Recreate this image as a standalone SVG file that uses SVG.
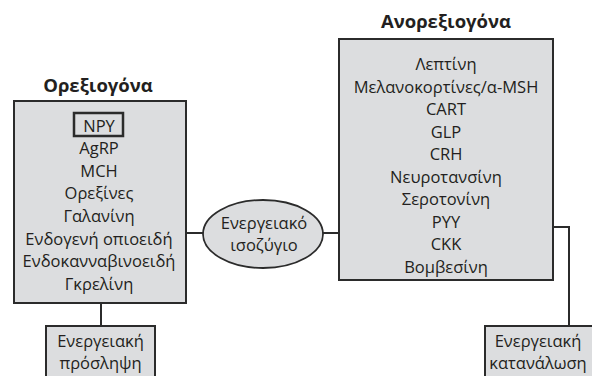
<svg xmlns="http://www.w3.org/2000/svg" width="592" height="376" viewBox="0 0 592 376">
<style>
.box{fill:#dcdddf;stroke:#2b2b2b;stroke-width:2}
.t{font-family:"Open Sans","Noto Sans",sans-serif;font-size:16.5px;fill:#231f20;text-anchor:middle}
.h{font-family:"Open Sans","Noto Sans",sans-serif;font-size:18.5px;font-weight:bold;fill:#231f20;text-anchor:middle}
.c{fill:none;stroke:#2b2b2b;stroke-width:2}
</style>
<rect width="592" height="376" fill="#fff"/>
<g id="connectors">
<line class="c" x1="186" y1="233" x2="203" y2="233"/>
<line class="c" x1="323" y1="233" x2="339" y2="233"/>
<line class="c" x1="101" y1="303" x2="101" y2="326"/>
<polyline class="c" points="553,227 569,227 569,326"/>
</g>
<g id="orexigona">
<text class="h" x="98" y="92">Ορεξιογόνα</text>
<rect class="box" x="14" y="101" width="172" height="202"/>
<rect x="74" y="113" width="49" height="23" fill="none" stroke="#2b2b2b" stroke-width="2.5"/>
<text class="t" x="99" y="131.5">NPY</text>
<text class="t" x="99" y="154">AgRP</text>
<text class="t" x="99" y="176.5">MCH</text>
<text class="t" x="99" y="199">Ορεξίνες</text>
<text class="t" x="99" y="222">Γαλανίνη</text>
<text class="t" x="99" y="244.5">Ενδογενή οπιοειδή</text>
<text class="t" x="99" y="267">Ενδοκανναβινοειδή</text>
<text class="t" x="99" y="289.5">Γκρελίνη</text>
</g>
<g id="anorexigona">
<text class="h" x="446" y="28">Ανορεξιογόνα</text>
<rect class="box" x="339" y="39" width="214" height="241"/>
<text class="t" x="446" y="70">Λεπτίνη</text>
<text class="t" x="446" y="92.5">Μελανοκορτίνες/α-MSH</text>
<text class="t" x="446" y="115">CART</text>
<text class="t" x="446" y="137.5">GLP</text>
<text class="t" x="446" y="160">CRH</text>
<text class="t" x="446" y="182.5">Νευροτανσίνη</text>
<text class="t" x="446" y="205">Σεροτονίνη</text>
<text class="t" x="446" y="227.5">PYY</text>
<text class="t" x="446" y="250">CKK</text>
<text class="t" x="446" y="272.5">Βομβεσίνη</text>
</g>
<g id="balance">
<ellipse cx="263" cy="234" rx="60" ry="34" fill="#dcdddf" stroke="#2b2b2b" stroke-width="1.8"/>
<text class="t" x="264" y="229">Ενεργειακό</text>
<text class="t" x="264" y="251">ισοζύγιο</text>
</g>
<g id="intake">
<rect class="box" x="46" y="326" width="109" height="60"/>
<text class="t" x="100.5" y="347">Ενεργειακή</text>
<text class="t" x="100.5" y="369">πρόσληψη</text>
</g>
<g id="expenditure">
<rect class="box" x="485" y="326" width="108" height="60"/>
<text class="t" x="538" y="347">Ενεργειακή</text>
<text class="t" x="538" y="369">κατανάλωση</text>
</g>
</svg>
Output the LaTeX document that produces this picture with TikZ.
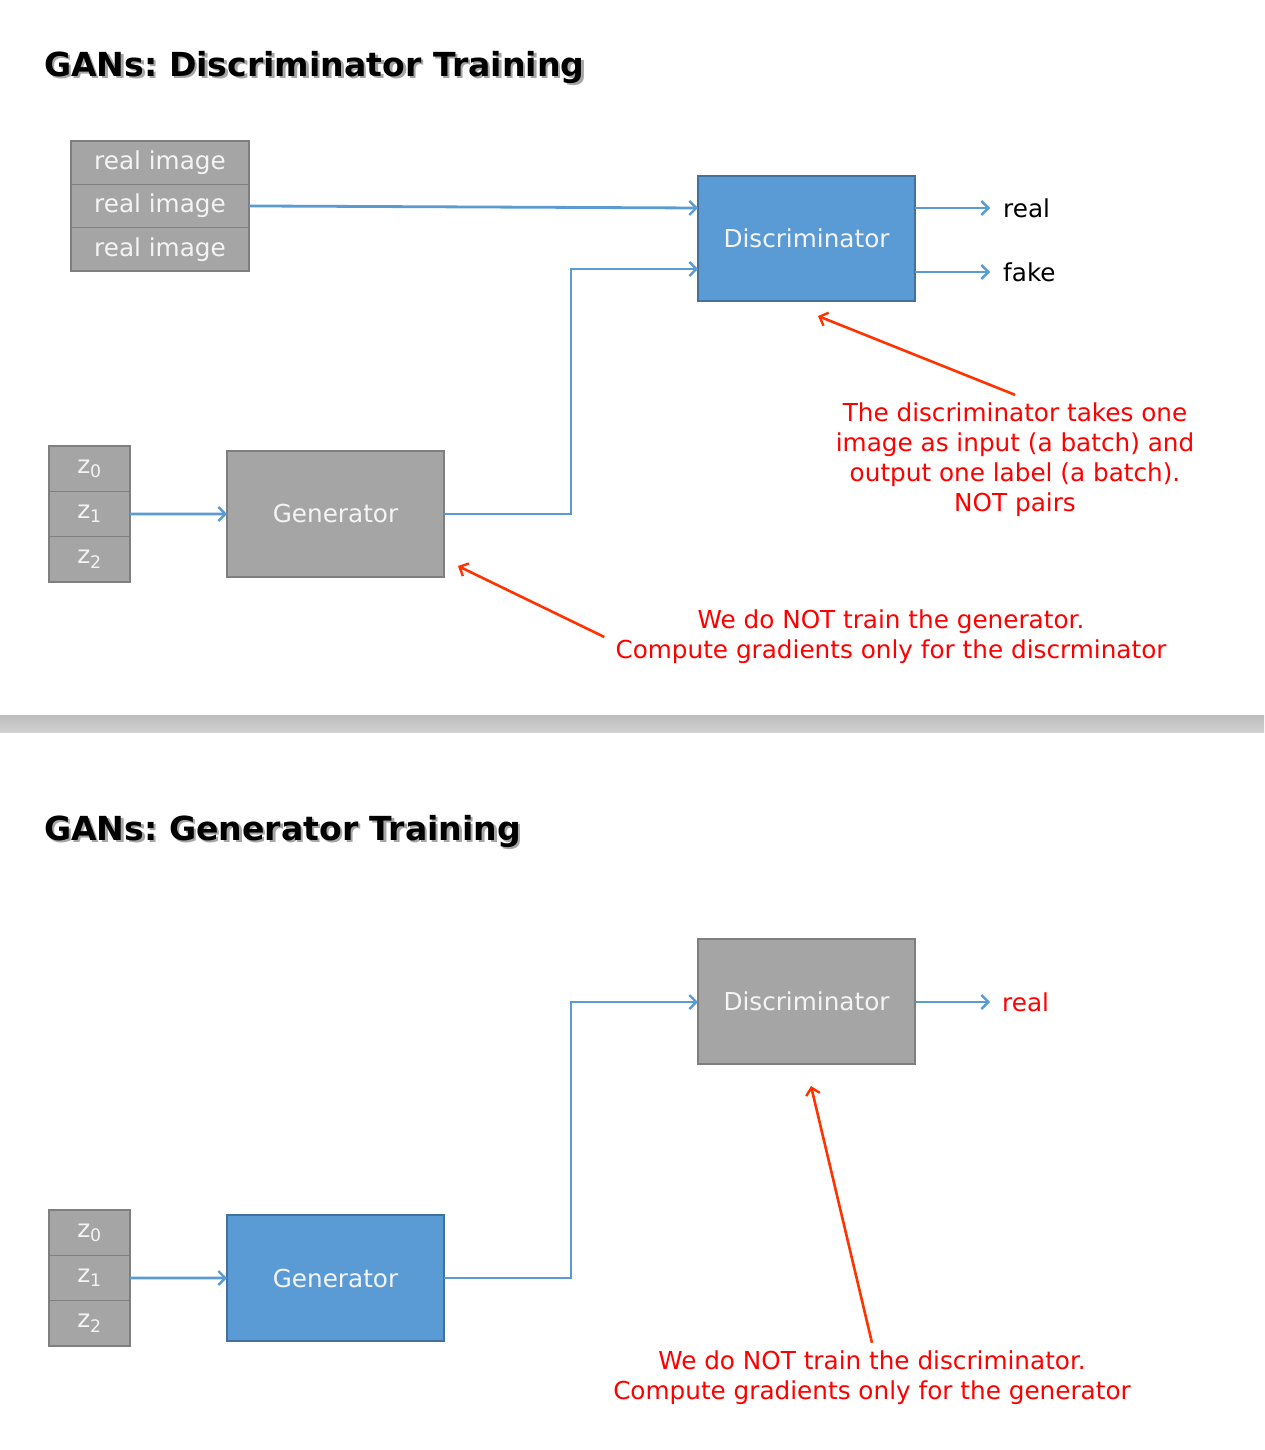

Given request: Leave every image out, and retype the material exactly.

Task answer:
Recreate this image as a standalone SVG file that uses SVG.
<svg xmlns="http://www.w3.org/2000/svg" width="592" height="376" viewBox="0 0 592 376">
<style>
.box{fill:#dcdddf;stroke:#2b2b2b;stroke-width:2}
.t{font-family:"Open Sans","Noto Sans",sans-serif;font-size:16.5px;fill:#231f20;text-anchor:middle}
.h{font-family:"Open Sans","Noto Sans",sans-serif;font-size:18.5px;font-weight:bold;fill:#231f20;text-anchor:middle}
.c{fill:none;stroke:#2b2b2b;stroke-width:2}
</style>
<rect width="592" height="376" fill="#fff"/>
<g id="connectors">
<line class="c" x1="186" y1="233" x2="203" y2="233"/>
<line class="c" x1="323" y1="233" x2="339" y2="233"/>
<line class="c" x1="101" y1="303" x2="101" y2="326"/>
<polyline class="c" points="553,227 569,227 569,326"/>
</g>
<g id="orexigona">
<text class="h" x="98" y="92">Ορεξιογόνα</text>
<rect class="box" x="14" y="101" width="172" height="202"/>
<rect x="74" y="113" width="49" height="23" fill="none" stroke="#2b2b2b" stroke-width="2.5"/>
<text class="t" x="99" y="131.5">NPY</text>
<text class="t" x="99" y="154">AgRP</text>
<text class="t" x="99" y="176.5">MCH</text>
<text class="t" x="99" y="199">Ορεξίνες</text>
<text class="t" x="99" y="222">Γαλανίνη</text>
<text class="t" x="99" y="244.5">Ενδογενή οπιοειδή</text>
<text class="t" x="99" y="267">Ενδοκανναβινοειδή</text>
<text class="t" x="99" y="289.5">Γκρελίνη</text>
</g>
<g id="anorexigona">
<text class="h" x="446" y="28">Ανορεξιογόνα</text>
<rect class="box" x="339" y="39" width="214" height="241"/>
<text class="t" x="446" y="70">Λεπτίνη</text>
<text class="t" x="446" y="92.5">Μελανοκορτίνες/α-MSH</text>
<text class="t" x="446" y="115">CART</text>
<text class="t" x="446" y="137.5">GLP</text>
<text class="t" x="446" y="160">CRH</text>
<text class="t" x="446" y="182.5">Νευροτανσίνη</text>
<text class="t" x="446" y="205">Σεροτονίνη</text>
<text class="t" x="446" y="227.5">PYY</text>
<text class="t" x="446" y="250">CKK</text>
<text class="t" x="446" y="272.5">Βομβεσίνη</text>
</g>
<g id="balance">
<ellipse cx="263" cy="234" rx="60" ry="34" fill="#dcdddf" stroke="#2b2b2b" stroke-width="1.8"/>
<text class="t" x="264" y="229">Ενεργειακό</text>
<text class="t" x="264" y="251">ισοζύγιο</text>
</g>
<g id="intake">
<rect class="box" x="46" y="326" width="109" height="60"/>
<text class="t" x="100.5" y="347">Ενεργειακή</text>
<text class="t" x="100.5" y="369">πρόσληψη</text>
</g>
<g id="expenditure">
<rect class="box" x="485" y="326" width="108" height="60"/>
<text class="t" x="538" y="347">Ενεργειακή</text>
<text class="t" x="538" y="369">κατανάλωση</text>
</g>
</svg>
Output the LaTeX document that produces this picture with TikZ.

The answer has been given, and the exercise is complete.